Over the winter, I was passing by a West Marine store and picked up a new ignition switch. Yeah, I know that when there's a problem, you don't just start swapping parts but the switch was only around 20 bucks and seemed a good place to start. Put the new switch in and yep, same problem. I have traced all the wires from the ingition swtich and don't see any shorts or bare wires rubbing up against anything sharp.

Any ideas what to check next? Could this be the starter solenoid and how would I check that?
 
If its the audio warning horn, then it sounds like the wiring in the dash has gotten loose (maybe).

reconnect battery and then find the horn, if its going off - if its standard mercruiser stuff, it (the horn) should have a purple wire (likely from one of the instruments and a tan/blue wire with a bullet connector. separate the bullet connector and hopefully, the horn should shut off. take a voltmeter and probe between the purple wire and a black wire at the instrument where the purple wire from the horn connects. If you have +12VDC, then something is providing current to the instruments (should be the key switch but that should still be OFF).

If you have another set of eyes, they can watch the instruments when the battery gets reconnected...
 
Thanks for the reply but one thing I forgot to mention (sorry!). When I reconnect the fat red wire coming from the starter back to the battery, the console lights and gauges come on. About 15 seconds after that is when the buzzers sounds. This would be the exact behavior if I were to just turn the ignition key on and not start the engine.
 
ok...sounds like there is a short between the battery's positive loop and the ignition circuit...

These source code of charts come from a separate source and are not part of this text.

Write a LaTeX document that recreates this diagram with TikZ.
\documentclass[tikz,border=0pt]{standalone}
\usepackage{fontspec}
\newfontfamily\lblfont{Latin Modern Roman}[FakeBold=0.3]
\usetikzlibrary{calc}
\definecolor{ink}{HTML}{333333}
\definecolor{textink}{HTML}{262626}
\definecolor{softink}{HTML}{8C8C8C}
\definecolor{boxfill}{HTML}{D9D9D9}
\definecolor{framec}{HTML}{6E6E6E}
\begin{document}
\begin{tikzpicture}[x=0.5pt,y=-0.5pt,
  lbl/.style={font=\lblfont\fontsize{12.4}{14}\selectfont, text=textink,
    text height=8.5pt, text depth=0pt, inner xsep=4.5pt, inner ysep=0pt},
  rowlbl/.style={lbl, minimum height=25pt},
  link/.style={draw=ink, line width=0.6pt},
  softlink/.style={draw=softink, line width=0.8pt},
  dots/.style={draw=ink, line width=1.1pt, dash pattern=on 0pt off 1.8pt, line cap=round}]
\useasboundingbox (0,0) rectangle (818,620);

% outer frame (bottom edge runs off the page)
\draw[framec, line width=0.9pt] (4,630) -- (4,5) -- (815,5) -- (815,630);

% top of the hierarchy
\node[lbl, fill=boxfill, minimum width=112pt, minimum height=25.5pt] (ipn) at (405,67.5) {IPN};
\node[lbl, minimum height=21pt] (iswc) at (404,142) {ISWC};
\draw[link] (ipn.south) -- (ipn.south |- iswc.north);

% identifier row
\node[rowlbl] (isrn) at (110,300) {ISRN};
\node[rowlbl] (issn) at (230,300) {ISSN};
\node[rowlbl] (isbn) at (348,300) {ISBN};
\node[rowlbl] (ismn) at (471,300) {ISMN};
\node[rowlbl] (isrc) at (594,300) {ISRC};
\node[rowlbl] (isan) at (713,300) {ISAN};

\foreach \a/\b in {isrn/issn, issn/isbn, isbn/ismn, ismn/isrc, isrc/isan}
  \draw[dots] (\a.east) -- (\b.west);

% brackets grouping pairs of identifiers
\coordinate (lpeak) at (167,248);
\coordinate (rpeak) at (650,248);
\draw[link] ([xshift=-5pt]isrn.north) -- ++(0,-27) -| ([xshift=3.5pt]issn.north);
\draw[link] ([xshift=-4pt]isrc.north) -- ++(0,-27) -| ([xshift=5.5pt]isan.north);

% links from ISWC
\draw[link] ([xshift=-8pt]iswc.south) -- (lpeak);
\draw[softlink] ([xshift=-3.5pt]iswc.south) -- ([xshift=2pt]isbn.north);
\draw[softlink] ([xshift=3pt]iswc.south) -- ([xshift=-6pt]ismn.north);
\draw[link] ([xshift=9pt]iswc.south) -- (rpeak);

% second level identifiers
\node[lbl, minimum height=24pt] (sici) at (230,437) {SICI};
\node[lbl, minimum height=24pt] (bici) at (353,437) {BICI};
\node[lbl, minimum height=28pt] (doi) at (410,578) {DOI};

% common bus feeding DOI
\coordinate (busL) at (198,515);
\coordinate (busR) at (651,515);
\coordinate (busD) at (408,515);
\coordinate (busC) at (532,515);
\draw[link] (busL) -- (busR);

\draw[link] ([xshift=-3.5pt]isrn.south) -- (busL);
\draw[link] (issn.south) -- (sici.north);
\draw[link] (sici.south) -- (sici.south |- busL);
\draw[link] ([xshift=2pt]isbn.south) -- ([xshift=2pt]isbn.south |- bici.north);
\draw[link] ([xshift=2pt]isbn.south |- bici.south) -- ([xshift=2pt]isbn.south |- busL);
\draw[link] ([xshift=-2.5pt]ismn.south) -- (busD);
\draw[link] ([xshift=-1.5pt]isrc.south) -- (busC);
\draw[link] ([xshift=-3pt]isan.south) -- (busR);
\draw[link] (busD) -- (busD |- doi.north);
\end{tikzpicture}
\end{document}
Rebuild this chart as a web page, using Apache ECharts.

I would start by separating the large connector in the main engine wiring harness (connecting the engine to the dash)...that will give you some indication on which 'side' the issue is..
 
Forgot to update this thread after finally figuring out the issue.
There is a clip on the side of the engine block that holds up the wiring loom behind the alternator. The clip was loose enough to allow the loom to sag down, which caused the orange alternator wire to just barely rub up against one of the studs on the back of the alternator. The wire was just barely punctured by that stud, but it was enough to cause the short.
I appreciate all the hints and tips!